-- RECORDED DATA start --
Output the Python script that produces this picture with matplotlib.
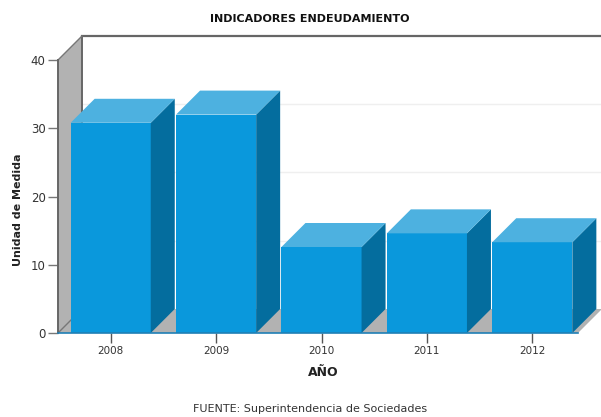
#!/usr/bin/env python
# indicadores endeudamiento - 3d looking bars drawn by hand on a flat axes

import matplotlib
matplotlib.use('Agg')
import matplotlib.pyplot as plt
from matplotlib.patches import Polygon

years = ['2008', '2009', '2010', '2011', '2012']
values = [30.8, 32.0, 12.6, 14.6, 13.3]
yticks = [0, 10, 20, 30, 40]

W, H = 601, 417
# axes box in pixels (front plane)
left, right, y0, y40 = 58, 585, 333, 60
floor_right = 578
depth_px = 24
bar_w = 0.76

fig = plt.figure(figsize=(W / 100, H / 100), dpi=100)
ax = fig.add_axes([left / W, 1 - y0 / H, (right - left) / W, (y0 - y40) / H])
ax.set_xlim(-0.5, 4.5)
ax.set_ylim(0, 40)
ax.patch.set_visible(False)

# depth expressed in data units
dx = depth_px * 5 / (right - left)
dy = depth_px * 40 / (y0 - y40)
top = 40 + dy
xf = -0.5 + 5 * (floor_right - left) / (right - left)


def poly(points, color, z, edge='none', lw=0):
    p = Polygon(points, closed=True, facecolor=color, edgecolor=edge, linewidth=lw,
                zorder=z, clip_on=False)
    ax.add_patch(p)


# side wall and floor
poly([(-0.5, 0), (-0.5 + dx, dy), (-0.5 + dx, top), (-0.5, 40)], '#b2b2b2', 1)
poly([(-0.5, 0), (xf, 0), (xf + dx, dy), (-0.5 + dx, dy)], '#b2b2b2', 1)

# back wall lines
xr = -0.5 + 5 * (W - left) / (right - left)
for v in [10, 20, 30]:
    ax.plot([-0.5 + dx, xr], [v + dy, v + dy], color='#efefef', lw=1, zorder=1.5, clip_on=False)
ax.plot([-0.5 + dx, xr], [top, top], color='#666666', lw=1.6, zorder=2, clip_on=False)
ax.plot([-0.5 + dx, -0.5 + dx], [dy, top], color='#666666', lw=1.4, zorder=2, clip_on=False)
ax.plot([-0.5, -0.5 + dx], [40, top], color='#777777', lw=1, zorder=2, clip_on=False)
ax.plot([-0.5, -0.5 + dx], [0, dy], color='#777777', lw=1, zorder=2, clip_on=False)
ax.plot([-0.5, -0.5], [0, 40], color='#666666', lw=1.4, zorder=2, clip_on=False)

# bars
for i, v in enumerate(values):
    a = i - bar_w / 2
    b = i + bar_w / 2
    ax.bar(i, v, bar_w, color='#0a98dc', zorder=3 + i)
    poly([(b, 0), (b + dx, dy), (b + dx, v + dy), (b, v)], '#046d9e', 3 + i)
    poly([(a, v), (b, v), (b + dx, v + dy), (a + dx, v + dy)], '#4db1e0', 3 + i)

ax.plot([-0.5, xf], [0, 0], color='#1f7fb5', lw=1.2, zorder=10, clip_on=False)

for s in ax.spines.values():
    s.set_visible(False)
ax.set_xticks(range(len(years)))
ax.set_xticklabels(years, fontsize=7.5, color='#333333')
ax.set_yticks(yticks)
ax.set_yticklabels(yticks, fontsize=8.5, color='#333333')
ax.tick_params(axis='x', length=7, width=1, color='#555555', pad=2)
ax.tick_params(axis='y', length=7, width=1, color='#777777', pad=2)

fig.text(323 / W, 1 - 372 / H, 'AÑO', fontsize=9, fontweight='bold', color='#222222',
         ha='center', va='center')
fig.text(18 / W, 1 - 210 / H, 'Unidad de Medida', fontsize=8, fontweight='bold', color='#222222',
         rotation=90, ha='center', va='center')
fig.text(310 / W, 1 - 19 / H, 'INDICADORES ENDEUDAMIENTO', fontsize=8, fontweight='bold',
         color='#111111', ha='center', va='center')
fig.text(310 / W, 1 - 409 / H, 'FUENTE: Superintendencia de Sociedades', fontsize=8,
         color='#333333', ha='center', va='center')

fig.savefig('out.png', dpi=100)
-- RECORDED DATA end --
JOB: Write the material out again exactly as it appears, dropping the pictures.

RESULT OF THE TASK:
Output the Python script that produces this picture with matplotlib.
#!/usr/bin/env python
# indicadores endeudamiento - 3d looking bars drawn by hand on a flat axes

import matplotlib
matplotlib.use('Agg')
import matplotlib.pyplot as plt
from matplotlib.patches import Polygon

years = ['2008', '2009', '2010', '2011', '2012']
values = [30.8, 32.0, 12.6, 14.6, 13.3]
yticks = [0, 10, 20, 30, 40]

W, H = 601, 417
# axes box in pixels (front plane)
left, right, y0, y40 = 58, 585, 333, 60
floor_right = 578
depth_px = 24
bar_w = 0.76

fig = plt.figure(figsize=(W / 100, H / 100), dpi=100)
ax = fig.add_axes([left / W, 1 - y0 / H, (right - left) / W, (y0 - y40) / H])
ax.set_xlim(-0.5, 4.5)
ax.set_ylim(0, 40)
ax.patch.set_visible(False)

# depth expressed in data units
dx = depth_px * 5 / (right - left)
dy = depth_px * 40 / (y0 - y40)
top = 40 + dy
xf = -0.5 + 5 * (floor_right - left) / (right - left)


def poly(points, color, z, edge='none', lw=0):
    p = Polygon(points, closed=True, facecolor=color, edgecolor=edge, linewidth=lw,
                zorder=z, clip_on=False)
    ax.add_patch(p)


# side wall and floor
poly([(-0.5, 0), (-0.5 + dx, dy), (-0.5 + dx, top), (-0.5, 40)], '#b2b2b2', 1)
poly([(-0.5, 0), (xf, 0), (xf + dx, dy), (-0.5 + dx, dy)], '#b2b2b2', 1)

# back wall lines
xr = -0.5 + 5 * (W - left) / (right - left)
for v in [10, 20, 30]:
    ax.plot([-0.5 + dx, xr], [v + dy, v + dy], color='#efefef', lw=1, zorder=1.5, clip_on=False)
ax.plot([-0.5 + dx, xr], [top, top], color='#666666', lw=1.6, zorder=2, clip_on=False)
ax.plot([-0.5 + dx, -0.5 + dx], [dy, top], color='#666666', lw=1.4, zorder=2, clip_on=False)
ax.plot([-0.5, -0.5 + dx], [40, top], color='#777777', lw=1, zorder=2, clip_on=False)
ax.plot([-0.5, -0.5 + dx], [0, dy], color='#777777', lw=1, zorder=2, clip_on=False)
ax.plot([-0.5, -0.5], [0, 40], color='#666666', lw=1.4, zorder=2, clip_on=False)

# bars
for i, v in enumerate(values):
    a = i - bar_w / 2
    b = i + bar_w / 2
    ax.bar(i, v, bar_w, color='#0a98dc', zorder=3 + i)
    poly([(b, 0), (b + dx, dy), (b + dx, v + dy), (b, v)], '#046d9e', 3 + i)
    poly([(a, v), (b, v), (b + dx, v + dy), (a + dx, v + dy)], '#4db1e0', 3 + i)

ax.plot([-0.5, xf], [0, 0], color='#1f7fb5', lw=1.2, zorder=10, clip_on=False)

for s in ax.spines.values():
    s.set_visible(False)
ax.set_xticks(range(len(years)))
ax.set_xticklabels(years, fontsize=7.5, color='#333333')
ax.set_yticks(yticks)
ax.set_yticklabels(yticks, fontsize=8.5, color='#333333')
ax.tick_params(axis='x', length=7, width=1, color='#555555', pad=2)
ax.tick_params(axis='y', length=7, width=1, color='#777777', pad=2)

fig.text(323 / W, 1 - 372 / H, 'AÑO', fontsize=9, fontweight='bold', color='#222222',
         ha='center', va='center')
fig.text(18 / W, 1 - 210 / H, 'Unidad de Medida', fontsize=8, fontweight='bold', color='#222222',
         rotation=90, ha='center', va='center')
fig.text(310 / W, 1 - 19 / H, 'INDICADORES ENDEUDAMIENTO', fontsize=8, fontweight='bold',
         color='#111111', ha='center', va='center')
fig.text(310 / W, 1 - 409 / H, 'FUENTE: Superintendencia de Sociedades', fontsize=8,
         color='#333333', ha='center', va='center')

fig.savefig('out.png', dpi=100)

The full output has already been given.